- Kickapoo Center, Wisconsin Kickapoo Center, Wisconsin
- Coordinates: 43°28′18″N 90°41′56″W﻿ / ﻿43.47167°N 90.69889°W
- Country: United States
- State: Wisconsin
- County: Vernon
- Elevation: 791 ft (241 m)
- Time zone: UTC-6 (Central (CST))
- • Summer (DST): UTC-5 (CDT)
- Area code: 608
- GNIS feature ID: 1567454

= Kickapoo Center, Wisconsin =

Kickapoo Center is an unincorporated community located in the town of Kickapoo, Vernon County, Wisconsin, United States. Kickapoo Center is located on Wisconsin Highway 131 near the Kickapoo River, 3 mi south-southwest of Viola.

==History==
The first post office opened in Kickapoo in 1853; Robert Wilson was the first postmaster. Kickapoo was planned in 1857 by Joseph Wood on land belonging to Wilson, and the first schoolhouse was built of logs in the same year.

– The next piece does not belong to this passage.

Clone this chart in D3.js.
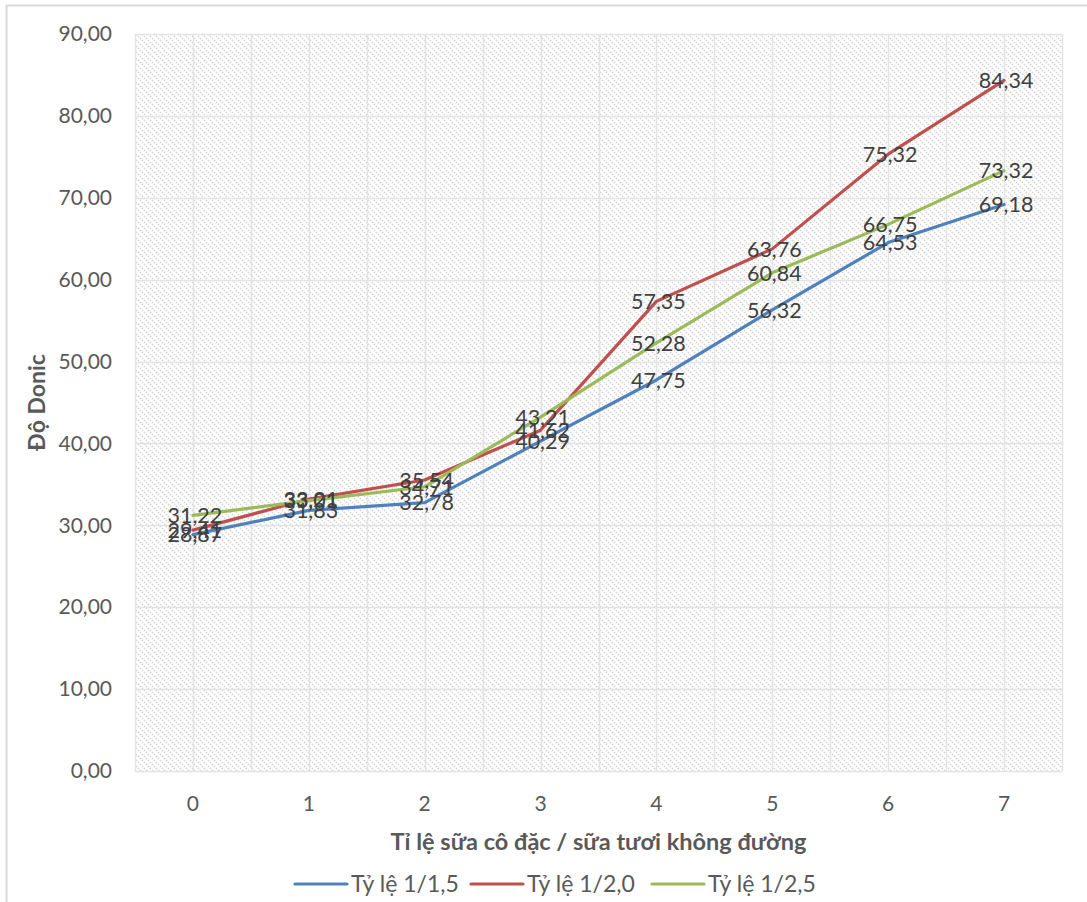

However, it soon burnt down. Another schoolhouse was built on the same spot and still stands at a nearby location and is used as a residence. It was used as a schoolhouse until the 1960s. The early community had a store and a hotel, the latter of which closed in 1873; a sawmill opened across the river from Kickapoo Center in 1883. The community was named for the Kickapoo people. Now, the Kickapoo River has reclaimed all of the streets and buildings and the only remnant of the once thriving town is a depression that once was the basement of the store owned by Knox and St John.